* INSTRUCTIONS TO FOLLOW:
Return, without pictures, the lines from the start of the data through the one that contains "(geckolabel) at (379,236)".

* SUPPLIED DATA:
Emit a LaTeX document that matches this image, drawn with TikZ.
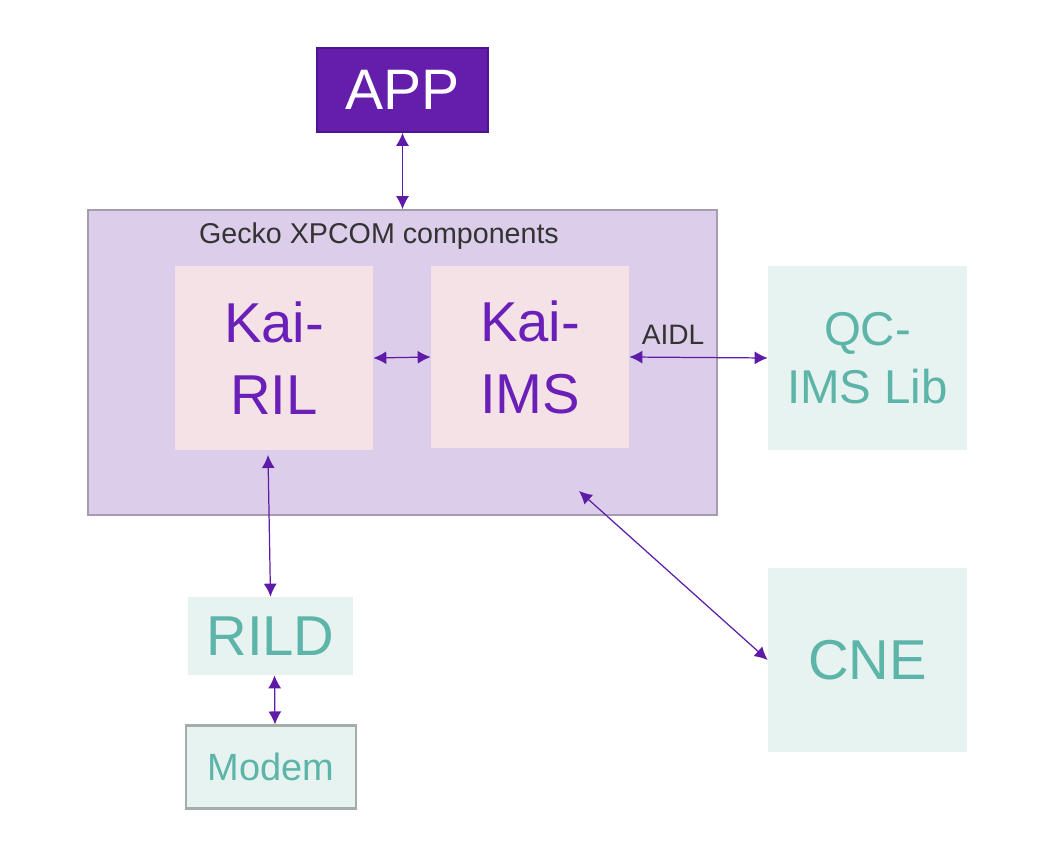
\documentclass[tikz,border=0pt]{standalone}
\usepackage{fontspec}
\setmainfont{Liberation Sans}
\usetikzlibrary{arrows.meta}

\definecolor{appfill}{HTML}{651EAC}
\definecolor{appline}{HTML}{4B1590}
\definecolor{geckofill}{HTML}{DCCEEA}
\definecolor{geckoline}{HTML}{A69CB1}
\definecolor{kaifill}{HTML}{F5E2E6}
\definecolor{kaitext}{HTML}{6A1FB8}
\definecolor{tealfill}{HTML}{E6F3F1}
\definecolor{tealtext}{HTML}{5DB4A8}
\definecolor{modemline}{HTML}{A5ADAB}
\definecolor{arrowcol}{HTML}{5E1BA8}
\definecolor{labeltext}{HTML}{333333}

\tikzset{
  box/.style={inner sep=0pt, align=center},
  kaibox/.style={box, fill=kaifill, text=kaitext, minimum width=3.96cm, minimum height=3.68cm,
    font=\fontsize{32}{41}\selectfont},
  tealbox/.style={box, fill=tealfill, text=tealtext},
  biarrow/.style={draw=arrowcol, line width=0.7pt, {Latex[length=2.6mm,width=2.6mm]}-{Latex[length=2.6mm,width=2.6mm]}}
}

\begin{document}
\begin{tikzpicture}[x=0.02cm, y=-0.02cm]

    % --- Canvas ---
    \useasboundingbox (0,0) rectangle (1048,868);

    % --- Define Nodes ---
    % APP at the top
    \node[box, fill=appfill, draw=appline, line width=1pt, text=white,
      minimum width=3.42cm, minimum height=1.68cm, font=\fontsize{32.5}{38}\selectfont]
      (app) at (402.5,90) {APP};

    % Gecko container
    \node[box, fill=geckofill, draw=geckoline, line width=1pt,
      minimum width=12.58cm, minimum height=6.10cm] (gecko) at (402.5,362.5) {};
    \node[text=labeltext, font=\fontsize{16.3}{20}\selectfont] (geckolabel) at (379,236) {Gecko XPCOM components};

    % Kai components inside the container
    \node[kaibox] (ril) at (274,358) {Kai-\\RIL};
    \node[kaibox, minimum height=3.64cm] (ims) at (530,357) {Kai-\\IMS};

    % QC-IMS Lib on the right
    \node[tealbox, minimum width=3.98cm, minimum height=3.68cm,
      font=\fontsize{27}{33}\selectfont] (qc) at (867.5,358) {QC-\\IMS Lib};

    % CNE lower right
    \node[tealbox, minimum width=3.98cm, minimum height=3.68cm,
      font=\fontsize{32}{38}\selectfont] (cne) at (867.5,660) {CNE};

    % RILD and Modem lower left
    \node[tealbox, minimum width=3.3cm, minimum height=1.56cm,
      font=\fontsize{32}{38}\selectfont] (rild) at (270.5,636) {RILD};
    \node[tealbox, draw=modemline, line width=1.2pt, minimum width=3.4cm, minimum height=1.66cm,
      font=\fontsize{21.6}{26}\selectfont] (modem) at (271,767) {Modem};

    % Free arrow ends
    \coordinate (rilout) at (268,455);
    \coordinate (geckoout) at (579,491);

    % --- Draw Connectors ---
    \draw[biarrow] (app.south) -- (gecko.north);
    \draw[biarrow] (ril.east) -- (ims.west);
    \draw[biarrow] (ims.east) -- (qc.west);
    \draw[biarrow] (rilout) -- (rild.north);
    \draw[biarrow] ([xshift=0.08cm]rild.south) -- ([xshift=0.08cm]modem.north);
    \draw[biarrow] (geckoout) -- (cne.west);

    % --- Place Labels ---
    \node[text=labeltext, font=\fontsize{16}{20}\selectfont] (aidl) at (673,335) {AIDL};

\end{tikzpicture}
\end{document}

* COMPLETED TASK:
Emit a LaTeX document that matches this image, drawn with TikZ.
\documentclass[tikz,border=0pt]{standalone}
\usepackage{fontspec}
\setmainfont{Liberation Sans}
\usetikzlibrary{arrows.meta}

\definecolor{appfill}{HTML}{651EAC}
\definecolor{appline}{HTML}{4B1590}
\definecolor{geckofill}{HTML}{DCCEEA}
\definecolor{geckoline}{HTML}{A69CB1}
\definecolor{kaifill}{HTML}{F5E2E6}
\definecolor{kaitext}{HTML}{6A1FB8}
\definecolor{tealfill}{HTML}{E6F3F1}
\definecolor{tealtext}{HTML}{5DB4A8}
\definecolor{modemline}{HTML}{A5ADAB}
\definecolor{arrowcol}{HTML}{5E1BA8}
\definecolor{labeltext}{HTML}{333333}

\tikzset{
  box/.style={inner sep=0pt, align=center},
  kaibox/.style={box, fill=kaifill, text=kaitext, minimum width=3.96cm, minimum height=3.68cm,
    font=\fontsize{32}{41}\selectfont},
  tealbox/.style={box, fill=tealfill, text=tealtext},
  biarrow/.style={draw=arrowcol, line width=0.7pt, {Latex[length=2.6mm,width=2.6mm]}-{Latex[length=2.6mm,width=2.6mm]}}
}

\begin{document}
\begin{tikzpicture}[x=0.02cm, y=-0.02cm]

    % --- Canvas ---
    \useasboundingbox (0,0) rectangle (1048,868);

    % --- Define Nodes ---
    % APP at the top
    \node[box, fill=appfill, draw=appline, line width=1pt, text=white,
      minimum width=3.42cm, minimum height=1.68cm, font=\fontsize{32.5}{38}\selectfont]
      (app) at (402.5,90) {APP};

    % Gecko container
    \node[box, fill=geckofill, draw=geckoline, line width=1pt,
      minimum width=12.58cm, minimum height=6.10cm] (gecko) at (402.5,362.5) {};
    \node[text=labeltext, font=\fontsize{16.3}{20}\selectfont] (geckolabel) at (379,236) {Gecko XPCOM components};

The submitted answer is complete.